Understanding population proportion is important when dealing with surveys. It is a way to describe the fraction of the entire population that shares a specific trait or opinion.
The population proportion is denoted by the symbol \( p \). In this exercise, \( p \) represents the proportion of adults who believe that other life forms exist in the universe. Since we often can't ask the entire population, we use a sample.

• In the sample, we find \( \hat{p} \), which is our sample proportion.
• This sample proportion is calculated by dividing the number of individuals with the desired trait by the total sample size.

Using the provided example, \( \hat{p} = \frac{613}{1000} = 0.613 \), indicates that 61.3% of this sample believe in extraterrestrial life.
We use this sample proportion to make inferences about the entire population.

Sample size, represented as \( n \), is a key factor in how accurately the sample reflects the entire population. A larger sample size gives us more confidence in our predictions.

• It affects the margin of error and the precision of the estimated population parameter.
• When the sample size is big, the standard error decreases, leading to a narrower confidence interval.
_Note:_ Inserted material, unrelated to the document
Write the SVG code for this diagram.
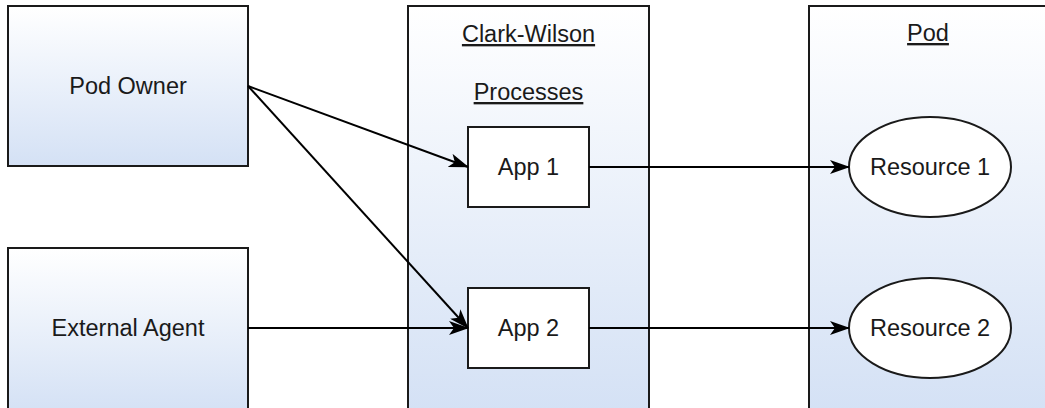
<svg xmlns="http://www.w3.org/2000/svg" width="1045" height="408" viewBox="0 0 1045 408">
  <defs>
    <linearGradient id="boxFill" x1="0" y1="0" x2="0" y2="1">
      <stop offset="0" stop-color="#ffffff"/>
      <stop offset="1" stop-color="#d4e1f5"/>
    </linearGradient>
    <marker id="arrow" viewBox="0 0 20 14" refX="19" refY="7" markerWidth="20" markerHeight="14" markerUnits="userSpaceOnUse" orient="auto">
      <path d="M0,0 L20,7 L0,14 L5,7 Z" fill="#000"/>
    </marker>
  </defs>
  <style>
    .box { fill: url(#boxFill); stroke: #1a1a1a; stroke-width: 2; }
    .plain { fill: #ffffff; stroke: #1a1a1a; stroke-width: 2; }
    .label { font-family: "Liberation Sans", Arial, sans-serif; font-size: 23.5px; fill: #1a1a1a; text-anchor: middle; }
    .title { text-decoration: underline; }
    .link { fill: none; stroke: #000; stroke-width: 2; marker-end: url(#arrow); }
  </style>
  <rect x="0" y="0" width="1045" height="408" fill="#ffffff"/>

  <g id="pod-owner">
    <rect class="box" x="8" y="6" width="240" height="160"/>
    <text class="label" x="128" y="94">Pod Owner</text>
  </g>

  <g id="external-agent">
    <rect class="box" x="8" y="248" width="240" height="164"/>
    <text class="label" x="128" y="336">External Agent</text>
  </g>

  <g id="clark-wilson">
    <rect class="box" x="408" y="6" width="241" height="406"/>
    <text class="label title" x="528.5" y="42">Clark-Wilson</text>
    <text class="label title" x="528.5" y="100">Processes</text>
  </g>

  <g id="pod">
    <rect class="box" x="809" y="6" width="240" height="406"/>
    <text class="label title" x="928" y="41">Pod</text>
  </g>

  <g id="app1">
    <rect class="plain" x="468" y="127" width="121" height="80"/>
    <text class="label" x="528.5" y="175">App 1</text>
  </g>

  <g id="app2">
    <rect class="plain" x="468" y="288" width="121" height="80"/>
    <text class="label" x="528.5" y="336">App 2</text>
  </g>

  <g id="resource1">
    <ellipse class="plain" cx="930" cy="167" rx="81" ry="50"/>
    <text class="label" x="930" y="175">Resource 1</text>
  </g>

  <g id="resource2">
    <ellipse class="plain" cx="930" cy="328" rx="81" ry="50"/>
    <text class="label" x="930" y="336">Resource 2</text>
  </g>

  <g id="connectors">
    <line class="link" x1="248" y1="86" x2="468" y2="167"/>
    <line class="link" x1="248" y1="86" x2="468" y2="328"/>
    <line class="link" x1="248" y1="328" x2="468" y2="328"/>
    <line class="link" x1="589" y1="167" x2="849" y2="167"/>
    <line class="link" x1="589" y1="328" x2="849" y2="328"/>
  </g>
</svg>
In this exercise, the sample size is 1,000. This is considered a substantial sample for deriving a reliable estimate of the population proportion. Larger samples typically provide more information and reduce uncertainty.

The standard error (SE) is crucial in statistics, as it measures the variation or "spread" of a sampling distribution.

• The SE helps determine how much the sample proportion estimates vary from sample to sample.
• A smaller SE indicates that the sample proportion is a more accurate estimate of the population proportion \( p \).

The formula for calculating the standard error is: \( SE = \sqrt{\frac{\hat{p}(1 - \hat{p})}{n}} \).
In this example, using \( \hat{p} = 0.613 \) and \( n = 1000 \), we find \( SE \approx 0.0154 \). This tells us about the expected fluctuation in sample proportions if we repeatedly drew samples from the population.

The Z-distribution, a type of normal distribution, is fundamental in calculating confidence intervals, especially when dealing with proportions.

• It is often called the standard normal distribution, with a mean of 0 and a standard deviation of 1.
• Critical values from the Z-distribution help determine the confidence interval for a proportion.
• For a 99% confidence interval, we look up the critical value of approximately 2.576. This value is used to extend the interval on either side of the sample proportion.

In the context of this exercise, the Z-distribution helps us understand the likelihood that the true population proportion lies within the computed interval from the sample proportion. By knowing the Z-value, we can establish how confident we are in our interval estimate.